Exactly reproduce the lines that run from the one containing "Rebuild this chart" through the one containing "plt.rcParams['font.family'] = ['Liberation", ends included, with no pictures.

** Begin INPUT RECORDS **

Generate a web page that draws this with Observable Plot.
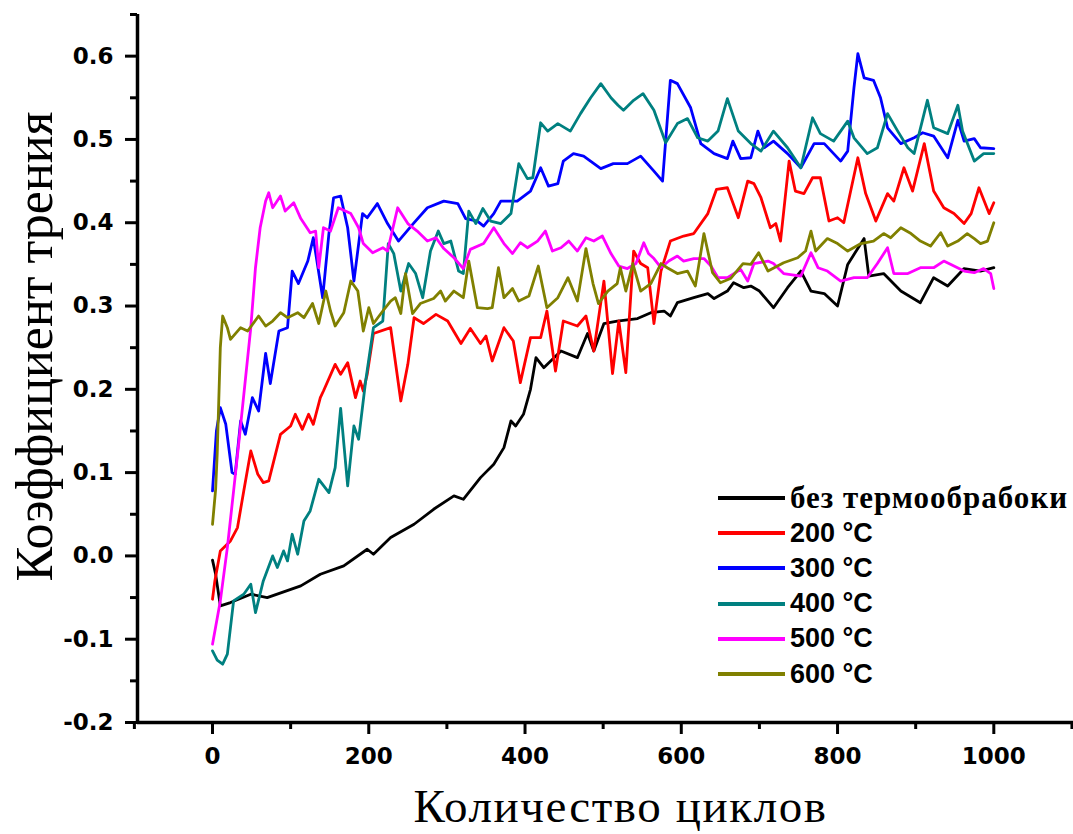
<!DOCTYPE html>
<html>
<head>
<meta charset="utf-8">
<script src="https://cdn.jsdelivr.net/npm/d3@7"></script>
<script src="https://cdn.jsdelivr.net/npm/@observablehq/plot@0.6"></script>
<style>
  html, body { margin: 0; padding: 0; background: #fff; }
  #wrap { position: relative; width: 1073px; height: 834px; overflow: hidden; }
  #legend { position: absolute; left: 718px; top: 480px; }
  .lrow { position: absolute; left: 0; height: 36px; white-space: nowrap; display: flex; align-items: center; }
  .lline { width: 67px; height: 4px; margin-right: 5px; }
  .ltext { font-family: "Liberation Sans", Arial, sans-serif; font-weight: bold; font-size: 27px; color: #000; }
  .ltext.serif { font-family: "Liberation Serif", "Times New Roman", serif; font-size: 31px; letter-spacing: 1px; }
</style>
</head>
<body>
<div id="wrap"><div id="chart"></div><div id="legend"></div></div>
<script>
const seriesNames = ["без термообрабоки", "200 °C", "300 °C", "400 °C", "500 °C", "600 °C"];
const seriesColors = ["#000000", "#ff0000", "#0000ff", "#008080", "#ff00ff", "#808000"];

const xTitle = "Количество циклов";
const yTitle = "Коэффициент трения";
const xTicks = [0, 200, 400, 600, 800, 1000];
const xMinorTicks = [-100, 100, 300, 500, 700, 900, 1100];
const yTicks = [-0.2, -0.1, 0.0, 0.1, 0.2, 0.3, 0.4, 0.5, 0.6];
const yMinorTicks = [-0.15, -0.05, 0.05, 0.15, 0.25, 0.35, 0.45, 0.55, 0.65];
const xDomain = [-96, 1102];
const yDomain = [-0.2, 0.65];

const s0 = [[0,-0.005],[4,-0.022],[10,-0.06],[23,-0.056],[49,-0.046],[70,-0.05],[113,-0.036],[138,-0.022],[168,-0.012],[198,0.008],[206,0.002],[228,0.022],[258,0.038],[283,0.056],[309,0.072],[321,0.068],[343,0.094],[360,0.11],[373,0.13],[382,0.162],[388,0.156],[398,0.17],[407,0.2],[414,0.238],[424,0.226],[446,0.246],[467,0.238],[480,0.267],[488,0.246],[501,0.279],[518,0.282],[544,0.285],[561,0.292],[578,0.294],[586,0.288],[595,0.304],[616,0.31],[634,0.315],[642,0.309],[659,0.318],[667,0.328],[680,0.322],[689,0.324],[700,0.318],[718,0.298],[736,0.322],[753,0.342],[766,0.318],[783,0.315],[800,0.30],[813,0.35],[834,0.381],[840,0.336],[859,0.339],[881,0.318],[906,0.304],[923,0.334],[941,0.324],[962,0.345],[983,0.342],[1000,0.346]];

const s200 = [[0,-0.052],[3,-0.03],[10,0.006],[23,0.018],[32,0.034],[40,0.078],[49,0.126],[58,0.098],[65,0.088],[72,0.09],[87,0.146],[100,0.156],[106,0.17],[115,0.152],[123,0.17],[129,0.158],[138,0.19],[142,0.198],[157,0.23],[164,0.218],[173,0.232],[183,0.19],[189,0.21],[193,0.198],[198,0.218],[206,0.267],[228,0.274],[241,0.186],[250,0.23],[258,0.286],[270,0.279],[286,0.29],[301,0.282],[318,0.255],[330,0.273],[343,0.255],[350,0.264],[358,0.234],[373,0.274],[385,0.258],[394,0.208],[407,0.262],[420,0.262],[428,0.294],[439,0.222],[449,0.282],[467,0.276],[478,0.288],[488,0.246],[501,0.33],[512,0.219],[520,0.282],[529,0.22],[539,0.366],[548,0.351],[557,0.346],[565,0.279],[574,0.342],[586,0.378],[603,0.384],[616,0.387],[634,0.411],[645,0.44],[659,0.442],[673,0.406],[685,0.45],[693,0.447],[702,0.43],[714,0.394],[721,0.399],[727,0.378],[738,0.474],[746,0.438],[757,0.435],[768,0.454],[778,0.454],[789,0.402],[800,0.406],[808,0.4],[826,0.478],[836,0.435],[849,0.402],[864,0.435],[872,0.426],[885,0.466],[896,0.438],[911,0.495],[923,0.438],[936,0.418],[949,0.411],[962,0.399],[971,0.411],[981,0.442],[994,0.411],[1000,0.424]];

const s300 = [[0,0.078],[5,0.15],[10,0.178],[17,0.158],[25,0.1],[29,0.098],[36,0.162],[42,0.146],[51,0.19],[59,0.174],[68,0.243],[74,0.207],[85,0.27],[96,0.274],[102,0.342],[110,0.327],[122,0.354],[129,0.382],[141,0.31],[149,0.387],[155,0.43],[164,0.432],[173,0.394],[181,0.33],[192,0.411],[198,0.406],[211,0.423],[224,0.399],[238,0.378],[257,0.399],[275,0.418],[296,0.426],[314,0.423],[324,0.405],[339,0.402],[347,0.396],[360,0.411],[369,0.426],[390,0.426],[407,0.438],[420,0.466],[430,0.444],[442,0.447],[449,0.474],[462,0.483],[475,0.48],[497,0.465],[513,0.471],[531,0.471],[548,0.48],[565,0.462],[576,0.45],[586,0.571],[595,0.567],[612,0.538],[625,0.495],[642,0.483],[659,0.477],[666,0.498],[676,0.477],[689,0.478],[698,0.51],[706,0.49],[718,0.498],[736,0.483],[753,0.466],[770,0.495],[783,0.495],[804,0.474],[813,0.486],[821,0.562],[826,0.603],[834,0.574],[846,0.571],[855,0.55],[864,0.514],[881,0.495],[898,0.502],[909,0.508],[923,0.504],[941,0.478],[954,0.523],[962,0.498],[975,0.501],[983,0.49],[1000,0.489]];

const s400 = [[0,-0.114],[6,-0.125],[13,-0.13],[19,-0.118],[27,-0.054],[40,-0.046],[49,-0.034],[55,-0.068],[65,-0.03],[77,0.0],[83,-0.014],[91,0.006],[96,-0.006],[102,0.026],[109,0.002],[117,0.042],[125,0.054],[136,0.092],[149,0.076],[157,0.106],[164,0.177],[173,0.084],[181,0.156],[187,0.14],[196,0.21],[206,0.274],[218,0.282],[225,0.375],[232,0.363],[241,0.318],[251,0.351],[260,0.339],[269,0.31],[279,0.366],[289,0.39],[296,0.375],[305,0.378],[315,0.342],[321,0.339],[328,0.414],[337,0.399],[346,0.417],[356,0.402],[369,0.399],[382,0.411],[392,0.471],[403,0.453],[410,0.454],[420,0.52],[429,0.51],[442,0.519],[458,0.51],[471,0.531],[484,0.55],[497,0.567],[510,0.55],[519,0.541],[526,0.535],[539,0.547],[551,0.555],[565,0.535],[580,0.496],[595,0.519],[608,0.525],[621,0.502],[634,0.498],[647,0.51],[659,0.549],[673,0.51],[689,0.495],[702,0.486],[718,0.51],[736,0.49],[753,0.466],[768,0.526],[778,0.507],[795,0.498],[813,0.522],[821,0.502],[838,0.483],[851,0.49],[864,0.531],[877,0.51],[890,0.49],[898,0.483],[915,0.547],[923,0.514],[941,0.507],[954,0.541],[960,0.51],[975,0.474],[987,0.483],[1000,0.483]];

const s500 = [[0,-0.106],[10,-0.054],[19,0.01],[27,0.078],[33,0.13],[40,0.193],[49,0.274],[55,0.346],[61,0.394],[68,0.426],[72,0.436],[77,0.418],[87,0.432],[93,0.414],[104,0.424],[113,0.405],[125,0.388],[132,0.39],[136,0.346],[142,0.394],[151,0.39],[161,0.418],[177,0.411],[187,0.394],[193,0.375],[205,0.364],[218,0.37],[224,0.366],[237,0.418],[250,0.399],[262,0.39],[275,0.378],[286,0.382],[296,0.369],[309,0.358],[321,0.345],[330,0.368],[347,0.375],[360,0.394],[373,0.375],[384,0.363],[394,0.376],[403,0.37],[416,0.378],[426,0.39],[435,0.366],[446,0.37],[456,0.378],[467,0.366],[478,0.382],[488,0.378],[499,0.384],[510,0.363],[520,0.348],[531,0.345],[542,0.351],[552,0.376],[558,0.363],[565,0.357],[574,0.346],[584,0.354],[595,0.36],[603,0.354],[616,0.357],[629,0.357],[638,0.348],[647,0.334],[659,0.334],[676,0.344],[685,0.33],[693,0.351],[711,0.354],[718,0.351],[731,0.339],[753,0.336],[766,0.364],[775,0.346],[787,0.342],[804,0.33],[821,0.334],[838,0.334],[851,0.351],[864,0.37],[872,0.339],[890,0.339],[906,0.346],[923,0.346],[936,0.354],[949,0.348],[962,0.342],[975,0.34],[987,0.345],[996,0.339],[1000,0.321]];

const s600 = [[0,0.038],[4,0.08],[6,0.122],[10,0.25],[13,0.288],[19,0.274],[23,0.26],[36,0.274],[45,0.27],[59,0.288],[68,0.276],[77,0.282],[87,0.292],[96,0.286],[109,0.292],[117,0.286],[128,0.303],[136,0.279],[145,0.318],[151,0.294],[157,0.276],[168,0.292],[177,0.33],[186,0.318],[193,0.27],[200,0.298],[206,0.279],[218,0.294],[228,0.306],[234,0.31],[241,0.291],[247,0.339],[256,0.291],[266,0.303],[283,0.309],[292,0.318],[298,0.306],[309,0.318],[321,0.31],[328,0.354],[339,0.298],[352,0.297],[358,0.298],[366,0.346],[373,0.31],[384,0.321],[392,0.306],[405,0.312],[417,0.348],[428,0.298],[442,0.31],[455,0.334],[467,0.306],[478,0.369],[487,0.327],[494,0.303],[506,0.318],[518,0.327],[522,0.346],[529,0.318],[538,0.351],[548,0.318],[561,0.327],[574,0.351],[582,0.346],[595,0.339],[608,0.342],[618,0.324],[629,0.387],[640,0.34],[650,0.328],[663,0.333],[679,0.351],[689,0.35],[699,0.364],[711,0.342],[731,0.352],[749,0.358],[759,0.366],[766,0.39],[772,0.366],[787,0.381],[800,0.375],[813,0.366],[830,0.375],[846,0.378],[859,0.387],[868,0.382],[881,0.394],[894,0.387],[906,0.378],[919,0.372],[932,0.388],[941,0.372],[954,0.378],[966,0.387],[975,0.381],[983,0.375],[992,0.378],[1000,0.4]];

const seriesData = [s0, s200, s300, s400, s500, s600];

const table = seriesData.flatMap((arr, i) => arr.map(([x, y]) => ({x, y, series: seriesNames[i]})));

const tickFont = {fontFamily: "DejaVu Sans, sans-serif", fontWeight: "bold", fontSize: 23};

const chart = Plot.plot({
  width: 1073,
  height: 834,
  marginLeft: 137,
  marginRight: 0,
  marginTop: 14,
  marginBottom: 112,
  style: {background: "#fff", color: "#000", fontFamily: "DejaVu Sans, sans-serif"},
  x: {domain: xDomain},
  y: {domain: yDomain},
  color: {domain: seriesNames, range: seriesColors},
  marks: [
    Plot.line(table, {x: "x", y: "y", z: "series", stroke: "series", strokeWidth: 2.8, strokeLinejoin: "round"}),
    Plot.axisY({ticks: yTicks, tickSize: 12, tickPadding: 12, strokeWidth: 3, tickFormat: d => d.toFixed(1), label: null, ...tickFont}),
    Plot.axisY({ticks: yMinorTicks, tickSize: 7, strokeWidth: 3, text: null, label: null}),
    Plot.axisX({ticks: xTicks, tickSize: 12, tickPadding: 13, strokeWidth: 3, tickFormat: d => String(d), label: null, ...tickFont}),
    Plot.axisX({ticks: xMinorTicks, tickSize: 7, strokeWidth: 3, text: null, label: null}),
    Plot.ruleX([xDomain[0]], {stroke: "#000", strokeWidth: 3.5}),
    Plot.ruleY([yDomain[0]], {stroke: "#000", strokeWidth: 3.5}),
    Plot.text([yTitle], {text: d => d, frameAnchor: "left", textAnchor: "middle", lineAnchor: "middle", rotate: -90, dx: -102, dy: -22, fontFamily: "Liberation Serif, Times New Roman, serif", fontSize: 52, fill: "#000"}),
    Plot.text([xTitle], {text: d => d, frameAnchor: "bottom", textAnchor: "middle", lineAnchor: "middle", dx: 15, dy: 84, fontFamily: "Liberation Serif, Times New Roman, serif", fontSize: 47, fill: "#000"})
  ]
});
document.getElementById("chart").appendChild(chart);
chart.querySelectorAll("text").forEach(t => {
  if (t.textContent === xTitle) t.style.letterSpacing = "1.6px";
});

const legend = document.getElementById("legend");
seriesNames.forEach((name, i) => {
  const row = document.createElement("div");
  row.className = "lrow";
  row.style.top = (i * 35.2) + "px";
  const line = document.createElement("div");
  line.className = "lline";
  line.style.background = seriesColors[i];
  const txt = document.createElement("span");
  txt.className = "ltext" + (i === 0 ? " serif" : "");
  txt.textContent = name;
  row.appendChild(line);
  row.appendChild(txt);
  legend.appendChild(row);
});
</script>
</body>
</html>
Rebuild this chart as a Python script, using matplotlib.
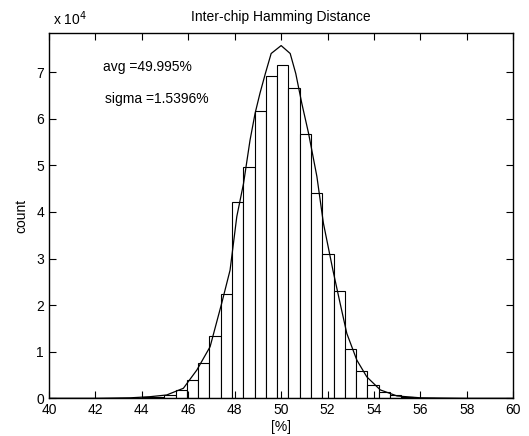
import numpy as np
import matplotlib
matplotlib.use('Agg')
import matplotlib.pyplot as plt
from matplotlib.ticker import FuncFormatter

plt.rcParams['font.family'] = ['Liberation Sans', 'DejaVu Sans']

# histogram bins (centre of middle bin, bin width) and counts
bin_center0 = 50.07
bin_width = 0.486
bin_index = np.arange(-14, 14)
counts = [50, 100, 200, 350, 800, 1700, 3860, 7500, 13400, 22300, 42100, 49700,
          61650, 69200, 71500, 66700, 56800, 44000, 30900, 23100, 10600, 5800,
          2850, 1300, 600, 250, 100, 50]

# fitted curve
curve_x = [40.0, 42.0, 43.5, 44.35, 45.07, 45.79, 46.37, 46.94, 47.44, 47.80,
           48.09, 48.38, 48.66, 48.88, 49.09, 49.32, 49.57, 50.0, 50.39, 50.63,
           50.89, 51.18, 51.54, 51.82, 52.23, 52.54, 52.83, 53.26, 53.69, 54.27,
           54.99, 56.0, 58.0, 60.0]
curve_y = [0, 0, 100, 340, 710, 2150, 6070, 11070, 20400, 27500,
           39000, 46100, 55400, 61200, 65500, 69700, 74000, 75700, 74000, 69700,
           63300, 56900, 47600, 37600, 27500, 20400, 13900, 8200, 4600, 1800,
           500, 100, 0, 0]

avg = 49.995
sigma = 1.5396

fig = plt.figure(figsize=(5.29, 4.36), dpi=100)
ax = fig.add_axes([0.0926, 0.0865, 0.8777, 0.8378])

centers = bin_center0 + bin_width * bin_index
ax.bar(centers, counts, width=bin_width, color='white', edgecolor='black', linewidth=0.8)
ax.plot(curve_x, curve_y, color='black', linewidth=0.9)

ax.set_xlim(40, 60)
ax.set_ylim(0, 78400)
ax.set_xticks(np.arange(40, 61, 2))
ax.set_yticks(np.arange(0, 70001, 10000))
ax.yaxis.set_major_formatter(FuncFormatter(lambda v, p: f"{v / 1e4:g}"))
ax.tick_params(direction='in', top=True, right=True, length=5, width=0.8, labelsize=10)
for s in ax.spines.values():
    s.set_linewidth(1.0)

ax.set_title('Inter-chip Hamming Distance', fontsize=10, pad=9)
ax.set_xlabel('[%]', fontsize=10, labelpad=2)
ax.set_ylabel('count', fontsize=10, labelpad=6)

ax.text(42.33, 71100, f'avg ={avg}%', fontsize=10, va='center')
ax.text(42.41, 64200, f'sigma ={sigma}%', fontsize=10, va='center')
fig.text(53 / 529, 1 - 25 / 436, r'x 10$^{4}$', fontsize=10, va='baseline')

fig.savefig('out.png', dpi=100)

** End INPUT RECORDS **

COMPLETE RESPONSE:
Rebuild this chart as a Python script, using matplotlib.
import numpy as np
import matplotlib
matplotlib.use('Agg')
import matplotlib.pyplot as plt
from matplotlib.ticker import FuncFormatter

plt.rcParams['font.family'] = ['Liberation Sans', 'DejaVu Sans']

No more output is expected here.